> _Exercise details_: Everything in the data should be repeated exactly, save for the images.
* * * * * * * * *
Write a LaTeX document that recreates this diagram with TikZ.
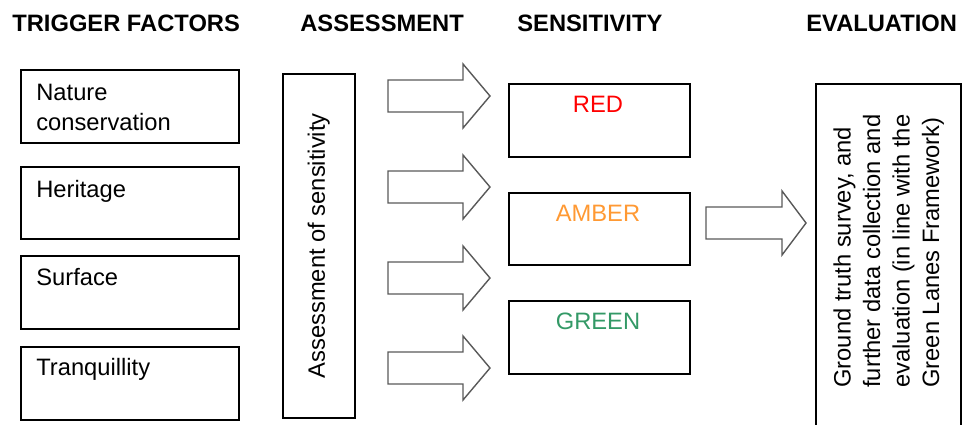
\documentclass[tikz,border=0pt]{standalone}
\usepackage{fontspec}
\setmainfont{Liberation Sans}

\definecolor{sensred}{HTML}{FF0000}
\definecolor{sensamber}{HTML}{FF9933}
\definecolor{sensgreen}{HTML}{339966}

\tikzset{
	heading/.style={font=\fontsize{13.5}{16}\selectfont\bfseries, anchor=base west, inner sep=0},
	box/.style={draw, line width=0.9pt, anchor=north west, inner sep=0},
	boxtext/.style={font=\fontsize{13.5}{16.8}\selectfont, align=left, anchor=north west, inner sep=0},
	senstext/.style={font=\fontsize{13.5}{16}\selectfont, anchor=base, inner sep=0},
	blockarrow/.style={draw=black!65, line width=0.8pt, line join=miter},
}

\begin{document}
\begin{tikzpicture}[x=0.02cm, y=-0.02cm]
	\useasboundingbox (0,0) rectangle (962,424);

	% column headings
	\node[heading] (htrig) at (12,31) {TRIGGER FACTORS};
	\node[heading] (hass) at (300,31) {ASSESSMENT};
	\node[heading] (hsens) at (517,31) {SENSITIVITY};
	\node[heading] (heval) at (806,31) {EVALUATION};

	% trigger factors
	\node[box, minimum width=4.36cm, minimum height=1.46cm] (nature) at (20,69) {};
	\node[box, minimum width=4.36cm, minimum height=1.44cm] (heritage) at (20,166) {};
	\node[box, minimum width=4.36cm, minimum height=1.46cm] (surface) at (20,255) {};
	\node[box, minimum width=4.36cm, minimum height=1.46cm] (tranq) at (20,346) {};
	\node[boxtext] (naturet) at (36,84) {Nature\\conservation};
	\node[boxtext] (heritaget) at (36,180) {Heritage};
	\node[boxtext] (surfacet) at (36,268) {Surface};
	\node[boxtext] (tranqt) at (36,358) {Tranquillity};

	% assessment
	\node[box, minimum width=1.44cm, minimum height=6.88cm] (assess) at (282,73) {};
	\node[boxtext, anchor=center, rotate=90] (assesst) at (assess.center) {Assessment of sensitivity};

	% arrows into the sensitivity classes
	\draw[blockarrow] (388,80) -- (463,80) -- (463,64) -- (490,96) -- (463,128) -- (463,112) -- (388,112) -- cycle;
	\draw[blockarrow] (388,171) -- (463,171) -- (463,155) -- (490,187) -- (463,219) -- (463,203) -- (388,203) -- cycle;
	\draw[blockarrow] (388,262) -- (463,262) -- (463,246) -- (490,278) -- (463,310) -- (463,294) -- (388,294) -- cycle;
	\draw[blockarrow] (388,352) -- (463,352) -- (463,336) -- (490,368) -- (463,400) -- (463,384) -- (388,384) -- cycle;

	% sensitivity
	\node[box, minimum width=3.62cm, minimum height=1.46cm] (red) at (508,83) {};
	\node[box, minimum width=3.62cm, minimum height=1.44cm] (amber) at (508,192) {};
	\node[box, minimum width=3.62cm, minimum height=1.46cm] (green) at (508,300) {};
	\node[senstext, text=sensred] (redt) at (598,112) {RED};
	\node[senstext, text=sensamber] (ambert) at (598,221) {AMBER};
	\node[senstext, text=sensgreen] (greent) at (598,329) {GREEN};

	\draw[blockarrow] (706,207) -- (782,207) -- (782,191) -- (806,223) -- (782,255) -- (782,239) -- (706,239) -- cycle;

	% evaluation
	\node[box, minimum width=2.9cm, minimum height=6.9cm] (eval) at (815,83) {};
	\node[boxtext, rotate=90] (evalt) at (833,388) {Ground truth survey, and\\further data collection and\\evaluation (in line with the\\Green Lanes Framework)};
\end{tikzpicture}
\end{document}
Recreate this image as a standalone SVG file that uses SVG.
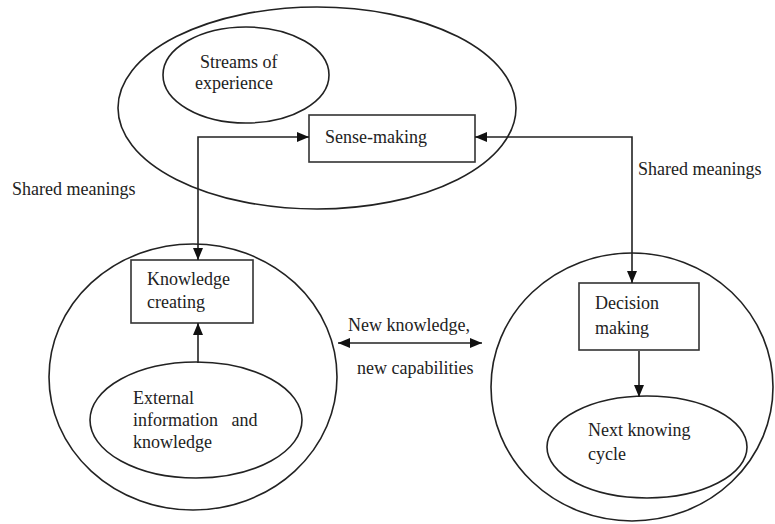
* * * * * * * * *
> _Right answer_:
Write a LaTeX document that recreates this diagram with TikZ.
\documentclass[tikz,border=0pt]{standalone}
\usepackage{fontspec}
\setmainfont{Liberation Sans}

\definecolor{sensred}{HTML}{FF0000}
\definecolor{sensamber}{HTML}{FF9933}
\definecolor{sensgreen}{HTML}{339966}

\tikzset{
	heading/.style={font=\fontsize{13.5}{16}\selectfont\bfseries, anchor=base west, inner sep=0},
	box/.style={draw, line width=0.9pt, anchor=north west, inner sep=0},
	boxtext/.style={font=\fontsize{13.5}{16.8}\selectfont, align=left, anchor=north west, inner sep=0},
	senstext/.style={font=\fontsize{13.5}{16}\selectfont, anchor=base, inner sep=0},
	blockarrow/.style={draw=black!65, line width=0.8pt, line join=miter},
}

\begin{document}
\begin{tikzpicture}[x=0.02cm, y=-0.02cm]
	\useasboundingbox (0,0) rectangle (962,424);

	% column headings
	\node[heading] (htrig) at (12,31) {TRIGGER FACTORS};
	\node[heading] (hass) at (300,31) {ASSESSMENT};
	\node[heading] (hsens) at (517,31) {SENSITIVITY};
	\node[heading] (heval) at (806,31) {EVALUATION};

	% trigger factors
	\node[box, minimum width=4.36cm, minimum height=1.46cm] (nature) at (20,69) {};
	\node[box, minimum width=4.36cm, minimum height=1.44cm] (heritage) at (20,166) {};
	\node[box, minimum width=4.36cm, minimum height=1.46cm] (surface) at (20,255) {};
	\node[box, minimum width=4.36cm, minimum height=1.46cm] (tranq) at (20,346) {};
	\node[boxtext] (naturet) at (36,84) {Nature\\conservation};
	\node[boxtext] (heritaget) at (36,180) {Heritage};
	\node[boxtext] (surfacet) at (36,268) {Surface};
	\node[boxtext] (tranqt) at (36,358) {Tranquillity};

	% assessment
	\node[box, minimum width=1.44cm, minimum height=6.88cm] (assess) at (282,73) {};
	\node[boxtext, anchor=center, rotate=90] (assesst) at (assess.center) {Assessment of sensitivity};

	% arrows into the sensitivity classes
	\draw[blockarrow] (388,80) -- (463,80) -- (463,64) -- (490,96) -- (463,128) -- (463,112) -- (388,112) -- cycle;
	\draw[blockarrow] (388,171) -- (463,171) -- (463,155) -- (490,187) -- (463,219) -- (463,203) -- (388,203) -- cycle;
	\draw[blockarrow] (388,262) -- (463,262) -- (463,246) -- (490,278) -- (463,310) -- (463,294) -- (388,294) -- cycle;
	\draw[blockarrow] (388,352) -- (463,352) -- (463,336) -- (490,368) -- (463,400) -- (463,384) -- (388,384) -- cycle;

	% sensitivity
	\node[box, minimum width=3.62cm, minimum height=1.46cm] (red) at (508,83) {};
	\node[box, minimum width=3.62cm, minimum height=1.44cm] (amber) at (508,192) {};
	\node[box, minimum width=3.62cm, minimum height=1.46cm] (green) at (508,300) {};
	\node[senstext, text=sensred] (redt) at (598,112) {RED};
	\node[senstext, text=sensamber] (ambert) at (598,221) {AMBER};
	\node[senstext, text=sensgreen] (greent) at (598,329) {GREEN};

	\draw[blockarrow] (706,207) -- (782,207) -- (782,191) -- (806,223) -- (782,255) -- (782,239) -- (706,239) -- cycle;

	% evaluation
	\node[box, minimum width=2.9cm, minimum height=6.9cm] (eval) at (815,83) {};
	\node[boxtext, rotate=90] (evalt) at (833,388) {Ground truth survey, and\\further data collection and\\evaluation (in line with the\\Green Lanes Framework)};
\end{tikzpicture}
\end{document}
Recreate this image as a standalone SVG file that uses SVG.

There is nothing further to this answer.